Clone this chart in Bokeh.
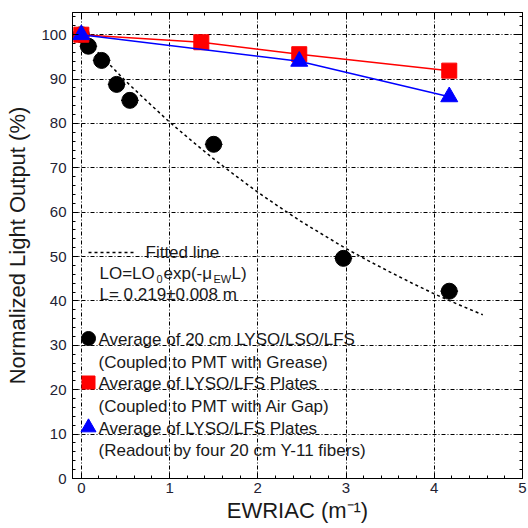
from bokeh.plotting import figure
from bokeh.models import (Range1d, SingleIntervalTicker, LinearAxis, Label, ColumnDataSource,
                          CustomJSTickFormatter)
from bokeh.embed import file_html
from bokeh.resources import INLINE

# ---------------- data ----------------
# Average of 20 cm LYSO/LSO/LFS (black circles)
circ_x = [0.0, 0.08, 0.23, 0.40, 0.55, 1.50, 2.97, 4.17]
circ_y = [100.0, 97.4, 94.2, 88.8, 85.2, 75.3, 49.6, 42.2]
circ_xerr = [0.1, 0.1, 0.1, 0.1, 0.1, 0.1, 0.1, 0.1]

# Average of LYSO/LFS plates, PMT with air gap (red squares)
sq_x = [0.0, 1.36, 2.47, 4.17]
sq_y = [100.0, 98.3, 95.6, 91.9]

# Average of LYSO/LFS plates, Y-11 fibre readout (blue triangles)
tri_x = [0.0, 2.47, 4.17]
tri_y = [100.0, 94.0, 86.0]

# Fitted line LO = LO0 exp(-mu_EW L), L = 0.219 m
fit_x = [0.0, 0.25, 0.5, 0.75, 1.0, 1.25, 1.5, 1.75, 2.0, 2.25, 2.5, 2.75,
         3.0, 3.25, 3.5, 3.75, 4.0, 4.25, 4.5, 4.55]
fit_y = [100.0, 94.7, 89.6, 84.9, 80.3, 76.1, 72.0, 68.2, 64.5, 61.1, 57.8, 54.8,
         51.8, 49.1, 46.5, 44.0, 41.6, 39.4, 37.3, 36.9]

x_label = "EWRIAC (m\u207b\u00b9)"
y_label = "Normalized Light Output (%)"
leg_fit = "Fitted line"
leg_fit_L = "L= 0.219\u00b10.008 m"
leg_circ = ["Average of 20 cm LYSO/LSO/LFS", "(Coupled to PMT with Grease)"]
leg_sq = ["Average of LYSO/LFS Plates", "(Coupled to PMT with Air Gap)"]
leg_tri = ["Average of LYSO/LFS Plates", "(Readout by four 20 cm Y-11 fibers)"]

# ---------------- layout ----------------
FL, FT, FW, FH = 72, 12, 450, 466
X0, X1, Y0, Y1 = -0.1, 5.0, 0.0, 105.0


def dx(px):
    return X0 + (px - FL) / FW * (X1 - X0)


def dy(py):
    return Y0 + (FT + FH - py) / FH * (Y1 - Y0)


FONT = "Liberation Sans"
TXT = "#1a1a1a"

p = figure(width=528, height=528, x_range=Range1d(X0, X1), y_range=Range1d(Y0, Y1),
           output_backend="svg", toolbar_location=None,
           min_border_left=FL, min_border_right=528 - FL - FW,
           min_border_top=FT, min_border_bottom=528 - FT - FH)
p.background_fill_color = "white"
p.border_fill_color = "white"
p.outline_line_color = "black"
p.outline_line_width = 1

for ax in p.xaxis:
    ax.ticker = SingleIntervalTicker(interval=1, num_minor_ticks=5)
for ax in p.yaxis:
    ax.ticker = SingleIntervalTicker(interval=10, num_minor_ticks=5)

p.xaxis.axis_label = x_label
p.yaxis.axis_label = y_label
for ax in list(p.xaxis) + list(p.yaxis):
    ax.axis_label_text_font = FONT
    ax.axis_label_text_font_size = "22px"
    ax.axis_label_text_font_style = "normal"
    ax.axis_label_text_color = TXT
    ax.major_label_text_font = FONT
    ax.major_label_text_font_size = "15px"
    ax.major_label_text_color = "#222233"
    ax.major_tick_in = 6
    ax.major_tick_out = 0
    ax.minor_tick_in = 3
    ax.minor_tick_out = 0
    ax.axis_line_color = "black"
    ax.major_tick_line_color = "black"
    ax.minor_tick_line_color = "black"
p.xaxis.major_label_standoff = 4
p.xaxis.axis_label_standoff = 2
p.yaxis.major_label_standoff = 6
p.yaxis.axis_label_standoff = 8

# mirrored axes (ticks only)
blank = CustomJSTickFormatter(code="return ''")
top = LinearAxis(ticker=SingleIntervalTicker(interval=1, num_minor_ticks=5),
                 formatter=blank, major_label_text_font_size="1px", major_label_standoff=0,
                 major_tick_in=6, major_tick_out=0, minor_tick_in=3, minor_tick_out=0)
right = LinearAxis(ticker=SingleIntervalTicker(interval=10, num_minor_ticks=5),
                   formatter=CustomJSTickFormatter(code="return ''"),
                   major_label_text_font_size="1px", major_label_standoff=0,
                   major_tick_in=6, major_tick_out=0, minor_tick_in=3, minor_tick_out=0)
p.add_layout(top, "above")
p.add_layout(right, "right")

for g in (p.xgrid, p.ygrid):
    g.grid_line_color = "black"
    g.grid_line_dash = "4 2 1 2"
    g.grid_line_width = 1

# ---------------- data marks ----------------
p.line(fit_x, fit_y, line_color="black", line_dash="3 3", line_width=1.5)

src = ColumnDataSource(dict(x=circ_x, y=circ_y,
                            lo=[a - e for a, e in zip(circ_x, circ_xerr)],
                            hi=[a + e for a, e in zip(circ_x, circ_xerr)]))
p.segment(x0="lo", y0="y", x1="hi", y1="y", source=src, line_color="black", line_width=1.2)
p.scatter("x", "y", source=src, marker="circle", size=16, fill_color="black", line_color="black")

p.line(sq_x, sq_y, line_color="red", line_width=1.5)
p.scatter(sq_x, sq_y, marker="square", size=15, fill_color="red", line_color="red")

p.line(tri_x, tri_y, line_color="blue", line_width=1.5)
p.scatter(tri_x, tri_y, marker="triangle", size=17, fill_color="blue", line_color="blue")

# ---------------- legend block ----------------
FS = "17px"
SUB = "11px"


def lab(px, py, text, size=FS):
    p.add_layout(Label(x=dx(px), y=dy(py), text=text, text_font=FONT, text_font_size=size,
                       text_color=TXT, text_baseline="middle", text_align="left"))


# fitted line
p.line([dx(88), dx(133)], [dy(252), dy(252)], line_color="black", line_dash="3 3", line_width=1.5)
lab(145, 252, leg_fit)
# LO=LO0exp(-mu_EW L)
lab(99, 273, "LO=LO")
lab(156, 278, "0", SUB)
lab(163, 273, "exp(-\u03bc")
lab(213, 278, "EW", SUB)
lab(231, 273, "L)")
lab(99, 294, leg_fit_L)

# markers
p.scatter([dx(88)], [dy(338)], marker="circle", size=14, fill_color="black", line_color="black")
lab(98, 339, leg_circ[0])
lab(98, 362, leg_circ[1])
p.scatter([dx(88)], [dy(382)], marker="square", size=13, fill_color="red", line_color="red")
lab(98, 383, leg_sq[0])
lab(98, 406, leg_sq[1])
p.scatter([dx(88)], [dy(427)], marker="triangle", size=15, fill_color="blue", line_color="blue")
lab(98, 428, leg_tri[0])
lab(98, 450, leg_tri[1])

open("out.html", "w").write(file_html(p, INLINE))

- - -

THE PROBLEM
Quote the data above in full and without alteration; skip the pictures.

SOLUTION FOR THIS TASK
Clone this chart in Bokeh.
from bokeh.plotting import figure
from bokeh.models import (Range1d, SingleIntervalTicker, LinearAxis, Label, ColumnDataSource,
                          CustomJSTickFormatter)
from bokeh.embed import file_html
from bokeh.resources import INLINE

# ---------------- data ----------------
# Average of 20 cm LYSO/LSO/LFS (black circles)
circ_x = [0.0, 0.08, 0.23, 0.40, 0.55, 1.50, 2.97, 4.17]
circ_y = [100.0, 97.4, 94.2, 88.8, 85.2, 75.3, 49.6, 42.2]
circ_xerr = [0.1, 0.1, 0.1, 0.1, 0.1, 0.1, 0.1, 0.1]

# Average of LYSO/LFS plates, PMT with air gap (red squares)
sq_x = [0.0, 1.36, 2.47, 4.17]
sq_y = [100.0, 98.3, 95.6, 91.9]

# Average of LYSO/LFS plates, Y-11 fibre readout (blue triangles)
tri_x = [0.0, 2.47, 4.17]
tri_y = [100.0, 94.0, 86.0]

# Fitted line LO = LO0 exp(-mu_EW L), L = 0.219 m
fit_x = [0.0, 0.25, 0.5, 0.75, 1.0, 1.25, 1.5, 1.75, 2.0, 2.25, 2.5, 2.75,
         3.0, 3.25, 3.5, 3.75, 4.0, 4.25, 4.5, 4.55]
fit_y = [100.0, 94.7, 89.6, 84.9, 80.3, 76.1, 72.0, 68.2, 64.5, 61.1, 57.8, 54.8,
         51.8, 49.1, 46.5, 44.0, 41.6, 39.4, 37.3, 36.9]

x_label = "EWRIAC (m\u207b\u00b9)"
y_label = "Normalized Light Output (%)"
leg_fit = "Fitted line"
leg_fit_L = "L= 0.219\u00b10.008 m"
leg_circ = ["Average of 20 cm LYSO/LSO/LFS", "(Coupled to PMT with Grease)"]
leg_sq = ["Average of LYSO/LFS Plates", "(Coupled to PMT with Air Gap)"]
leg_tri = ["Average of LYSO/LFS Plates", "(Readout by four 20 cm Y-11 fibers)"]

# ---------------- layout ----------------
FL, FT, FW, FH = 72, 12, 450, 466
X0, X1, Y0, Y1 = -0.1, 5.0, 0.0, 105.0


def dx(px):
    return X0 + (px - FL) / FW * (X1 - X0)


def dy(py):
    return Y0 + (FT + FH - py) / FH * (Y1 - Y0)


FONT = "Liberation Sans"
TXT = "#1a1a1a"

p = figure(width=528, height=528, x_range=Range1d(X0, X1), y_range=Range1d(Y0, Y1),
           output_backend="svg", toolbar_location=None,
           min_border_left=FL, min_border_right=528 - FL - FW,
           min_border_top=FT, min_border_bottom=528 - FT - FH)
p.background_fill_color = "white"
p.border_fill_color = "white"
p.outline_line_color = "black"
p.outline_line_width = 1

for ax in p.xaxis:
    ax.ticker = SingleIntervalTicker(interval=1, num_minor_ticks=5)
for ax in p.yaxis:
    ax.ticker = SingleIntervalTicker(interval=10, num_minor_ticks=5)

p.xaxis.axis_label = x_label
p.yaxis.axis_label = y_label
for ax in list(p.xaxis) + list(p.yaxis):
    ax.axis_label_text_font = FONT
    ax.axis_label_text_font_size = "22px"
    ax.axis_label_text_font_style = "normal"
    ax.axis_label_text_color = TXT
    ax.major_label_text_font = FONT
    ax.major_label_text_font_size = "15px"
    ax.major_label_text_color = "#222233"
    ax.major_tick_in = 6
    ax.major_tick_out = 0
    ax.minor_tick_in = 3
    ax.minor_tick_out = 0
    ax.axis_line_color = "black"
    ax.major_tick_line_color = "black"
    ax.minor_tick_line_color = "black"
p.xaxis.major_label_standoff = 4
p.xaxis.axis_label_standoff = 2
p.yaxis.major_label_standoff = 6
p.yaxis.axis_label_standoff = 8

# mirrored axes (ticks only)
blank = CustomJSTickFormatter(code="return ''")
top = LinearAxis(ticker=SingleIntervalTicker(interval=1, num_minor_ticks=5),
                 formatter=blank, major_label_text_font_size="1px", major_label_standoff=0,
                 major_tick_in=6, major_tick_out=0, minor_tick_in=3, minor_tick_out=0)
right = LinearAxis(ticker=SingleIntervalTicker(interval=10, num_minor_ticks=5),
                   formatter=CustomJSTickFormatter(code="return ''"),
                   major_label_text_font_size="1px", major_label_standoff=0,
                   major_tick_in=6, major_tick_out=0, minor_tick_in=3, minor_tick_out=0)
p.add_layout(top, "above")
p.add_layout(right, "right")

for g in (p.xgrid, p.ygrid):
    g.grid_line_color = "black"
    g.grid_line_dash = "4 2 1 2"
    g.grid_line_width = 1

# ---------------- data marks ----------------
p.line(fit_x, fit_y, line_color="black", line_dash="3 3", line_width=1.5)

src = ColumnDataSource(dict(x=circ_x, y=circ_y,
                            lo=[a - e for a, e in zip(circ_x, circ_xerr)],
                            hi=[a + e for a, e in zip(circ_x, circ_xerr)]))
p.segment(x0="lo", y0="y", x1="hi", y1="y", source=src, line_color="black", line_width=1.2)
p.scatter("x", "y", source=src, marker="circle", size=16, fill_color="black", line_color="black")

p.line(sq_x, sq_y, line_color="red", line_width=1.5)
p.scatter(sq_x, sq_y, marker="square", size=15, fill_color="red", line_color="red")

p.line(tri_x, tri_y, line_color="blue", line_width=1.5)
p.scatter(tri_x, tri_y, marker="triangle", size=17, fill_color="blue", line_color="blue")

# ---------------- legend block ----------------
FS = "17px"
SUB = "11px"


def lab(px, py, text, size=FS):
    p.add_layout(Label(x=dx(px), y=dy(py), text=text, text_font=FONT, text_font_size=size,
                       text_color=TXT, text_baseline="middle", text_align="left"))


# fitted line
p.line([dx(88), dx(133)], [dy(252), dy(252)], line_color="black", line_dash="3 3", line_width=1.5)
lab(145, 252, leg_fit)
# LO=LO0exp(-mu_EW L)
lab(99, 273, "LO=LO")
lab(156, 278, "0", SUB)
lab(163, 273, "exp(-\u03bc")
lab(213, 278, "EW", SUB)
lab(231, 273, "L)")
lab(99, 294, leg_fit_L)

# markers
p.scatter([dx(88)], [dy(338)], marker="circle", size=14, fill_color="black", line_color="black")
lab(98, 339, leg_circ[0])
lab(98, 362, leg_circ[1])
p.scatter([dx(88)], [dy(382)], marker="square", size=13, fill_color="red", line_color="red")
lab(98, 383, leg_sq[0])
lab(98, 406, leg_sq[1])
p.scatter([dx(88)], [dy(427)], marker="triangle", size=15, fill_color="blue", line_color="blue")
lab(98, 428, leg_tri[0])
lab(98, 450, leg_tri[1])

open("out.html", "w").write(file_html(p, INLINE))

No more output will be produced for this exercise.